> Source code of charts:
******

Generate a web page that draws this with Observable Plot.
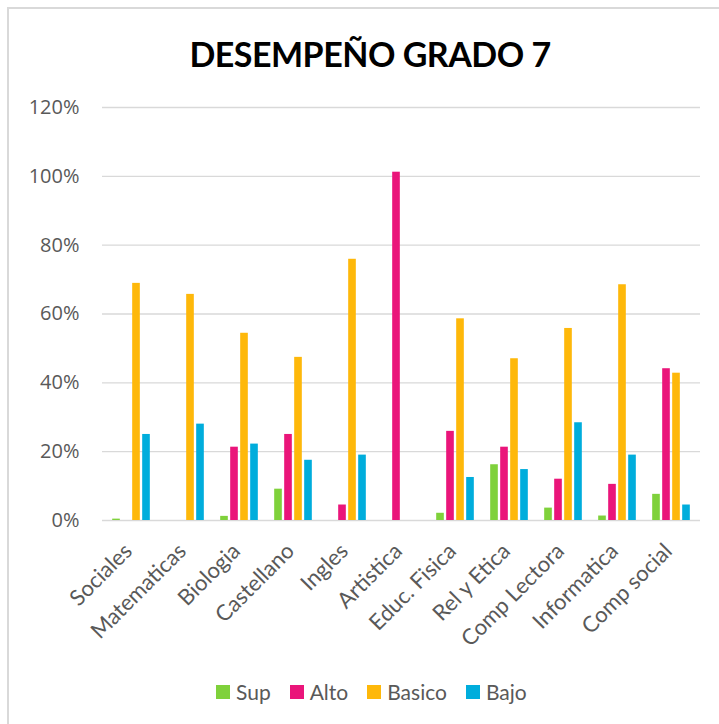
<!DOCTYPE html>
<html>
<head>
<meta charset="utf-8">
<script src="https://cdn.jsdelivr.net/npm/d3@7"></script>
<script src="https://cdn.jsdelivr.net/npm/@observablehq/plot@0.6"></script>
<style>
  html, body { margin: 0; padding: 0; background: #fff; overflow: hidden; }
  #wrap { position: relative; width: 719px; height: 724px; overflow: hidden; font-family: Lato, "Open Sans", sans-serif; }
  #border { position: absolute; left: 7px; top: 7px; width: 900px; height: 900px; border: 2px solid #d9d9d9; box-sizing: border-box; }
  #chart { position: absolute; left: 0; top: 0; }
  #title { position: absolute; left: 0; width: 740px; top: 36.5px; text-align: center; font-size: 34px; line-height: 34px; letter-spacing: -0.5px; font-weight: 700; color: #000; white-space: nowrap; }
  #legend { position: absolute; left: 216px; top: 681px; display: flex; align-items: flex-start; font-size: 21px; line-height: 21px; color: #595959; white-space: nowrap; }
  #legend .item { display: flex; align-items: flex-start; margin-right: 19px; }
  #legend .sw { width: 14px; height: 14px; margin-top: 4px; margin-right: 6px; }
</style>
</head>
<body>
<div id="wrap">
  <div id="border"></div>
  <div id="chart"></div>
  <div id="title">DESEMPEÑO GRADO 7</div>
  <div id="legend"></div>
</div>
<script>
const categories = ["Sociales","Matematicas","Biologia","Castellano","Ingles","Artistica","Educ. Fisica","Rel y Etica","Comp Lectora","Informatica","Comp social"];
const seriesNames = ["Sup","Alto","Basico","Bajo"];
const seriesColors = ["#7FD13B","#EA157A","#FEB80A","#00ADDC"];
const sup    = [0.004, 0,     0.012, 0.091, 0,     0,     0.021, 0.162, 0.036, 0.013, 0.076];
const alto   = [0,     0,     0.213, 0.250, 0.045, 1.012, 0.259, 0.213, 0.120, 0.105, 0.441];
const basico = [0.689, 0.657, 0.544, 0.474, 0.759, 0,     0.586, 0.470, 0.558, 0.685, 0.428];
const bajo   = [0.250, 0.280, 0.222, 0.175, 0.190, 0,     0.125, 0.148, 0.284, 0.190, 0.045];
const yTicks = [0, 0.2, 0.4, 0.6, 0.8, 1.0, 1.2];

const seriesValues = [sup, alto, basico, bajo];

const W = 719, H = 724;
const mL = 102, mR = 19, mT = 107, mB = 204;
const band = (W - mL - mR) / categories.length;
const barW = 8, barStep = 10;
const inset = (band - barW) / 2;

const barMarks = seriesNames.map((name, i) => {
  const rows = categories.map((c, j) => ({cat: c, value: seriesValues[i][j], series: name})).filter(d => d.value > 0);
  return Plot.barY(rows, {
    x: "cat", y: "value", fill: seriesColors[i],
    insetLeft: inset, insetRight: inset, dx: (i - 1.5) * barStep
  });
});

const chart = Plot.plot({
  width: W, height: H,
  marginLeft: mL, marginRight: mR, marginTop: mT, marginBottom: mB,
  style: {fontFamily: "Lato, 'Open Sans', sans-serif", fontSize: "21px", color: "#595959", background: "transparent"},
  x: {domain: categories, padding: 0, label: null},
  y: {domain: [0, 1.2], label: null, axis: null},
  marks: [
    Plot.ruleY(yTicks, {stroke: "#d9d9d9", strokeWidth: 1.4}),
    ...barMarks,
    Plot.text(yTicks, {
      y: d => d, text: d => d3.format(".0%")(d),
      frameAnchor: "left", textAnchor: "end", dx: -23,
      fontSize: 20, fontFamily: "'Open Sans', Lato, sans-serif", fill: "#595959"
    }),
    Plot.axisX({tickRotate: -45, tickSize: 0, tickPadding: 25, dx: -3, dy: 2, label: null, fill: "#595959", fontSize: 22})
  ]
});
document.getElementById("chart").appendChild(chart);

const legend = document.getElementById("legend");
seriesNames.forEach((name, i) => {
  const item = document.createElement("div");
  item.className = "item";
  const sw = document.createElement("div");
  sw.className = "sw";
  sw.style.background = seriesColors[i];
  const t = document.createElement("span");
  t.textContent = name;
  item.appendChild(sw); item.appendChild(t);
  legend.appendChild(item);
});
</script>
</body>
</html>
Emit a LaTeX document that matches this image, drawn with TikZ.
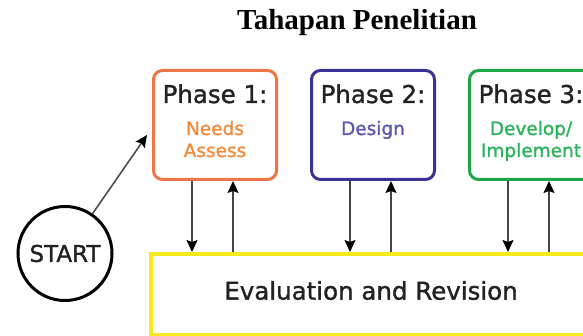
\documentclass[tikz,border=0pt]{standalone}
\usepackage{fontspec}
\setmainfont{Liberation Serif}
\newfontfamily\diagfont[FakeBold=1.3]{DejaVu Sans}
\usetikzlibrary{arrows.meta}

\definecolor{phaseorange}{HTML}{EE7548}
\definecolor{needsorange}{HTML}{F28A3E}
\definecolor{phasenavy}{HTML}{3B3393}
\definecolor{designblue}{HTML}{5A58B2}
\definecolor{phasegreen}{HTML}{1EA64B}
\definecolor{devgreen}{HTML}{2BB35C}
\definecolor{evalyellow}{HTML}{F6EA1F}
\definecolor{inkdark}{HTML}{222222}
\definecolor{linkgray}{HTML}{454545}

\tikzset{
  phasebox/.style={draw, line width=3pt, rounded corners=9pt,
    minimum width=123pt, minimum height=109pt, inner sep=0pt},
  phasehead/.style={anchor=base, inner sep=0pt, text=inkdark,
    font=\diagfont\fontsize{24.5}{29}\selectfont},
  phasesub/.style={anchor=base, inner sep=0pt,
    font=\diagfont\fontsize{18.5}{22}\selectfont},
  link/.style={draw=linkgray, line width=1.5pt,
    -{Stealth[length=12pt,width=11pt,inset=2pt,color=black]}},
}

\begin{document}
\begin{tikzpicture}[x=1pt,y=-1pt]
  \useasboundingbox (0,0) rectangle (583,336);
  \clip (0,0) rectangle (583,336);

  % title
  \node (title) [anchor=base, inner sep=0pt,
    font=\bfseries\fontsize{29}{34}\selectfont] at (357,30) {Tahapan Penelitian};

  % evaluation band along the bottom
  \node (eval) [draw=evalyellow, line width=4pt, inner sep=0pt,
    minimum width=440pt, minimum height=80.5pt] at (371,294.25) {};
  \node (evaltext) [inner sep=0pt, text=inkdark,
    font=\diagfont\fontsize{24.5}{29}\selectfont] at (371,290.5)
    {Evaluation and Revision};

  % phase boxes
  \node (p1) [phasebox, draw=phaseorange] at (215,125) {};
  \node (p2) [phasebox, draw=phasenavy]   at (373,125) {};
  \node (p3) [phasebox, draw=phasegreen]  at (531,125) {};

  \node (p1head) [phasehead] at (215,103) {Phase 1:};
  \node (p1suba) [phasesub, text=needsorange] at (215,135) {Needs};
  \node (p1subb) [phasesub, text=needsorange] at (215,157) {Assess};

  \node (p2head) [phasehead] at (373,103) {Phase 2:};
  \node (p2suba) [phasesub, text=designblue] at (373,135) {Design};

  \node (p3head) [phasehead] at (531,103) {Phase 3:};
  \node (p3suba) [phasesub, text=devgreen] at (531,135) {Develop/};
  \node (p3subb) [phasesub, text=devgreen] at (531,157) {Implement};

  % start circle and its arrow into phase 1
  \node (start) [draw=black, line width=3pt, circle, minimum size=94pt,
    inner sep=0pt, text=inkdark,
    font=\diagfont\fontsize{23}{27}\selectfont] at (65,253.5) {START};
  \coordinate (p1in) at (147,135);
  \draw[link] (start) -- (p1in);

  % down / up links between each phase and the evaluation band
  \foreach \p in {p1,p2,p3} {
    \coordinate (\p down) at ([xshift=-23pt]\p.south);
    \coordinate (\p up)   at ([xshift=18pt]\p.south);
    \draw[link] (\p down) -- (\p down |- eval.north);
    \draw[link] (\p up |- eval.north) -- (\p up);
  }
\end{tikzpicture}
\end{document}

******

> DIRECTIONS:
Search the data for "that". Copy every matching line.

> FULL SOLUTION:
Generate a web page that draws this with Observable Plot.
Emit a LaTeX document that matches this image, drawn with TikZ.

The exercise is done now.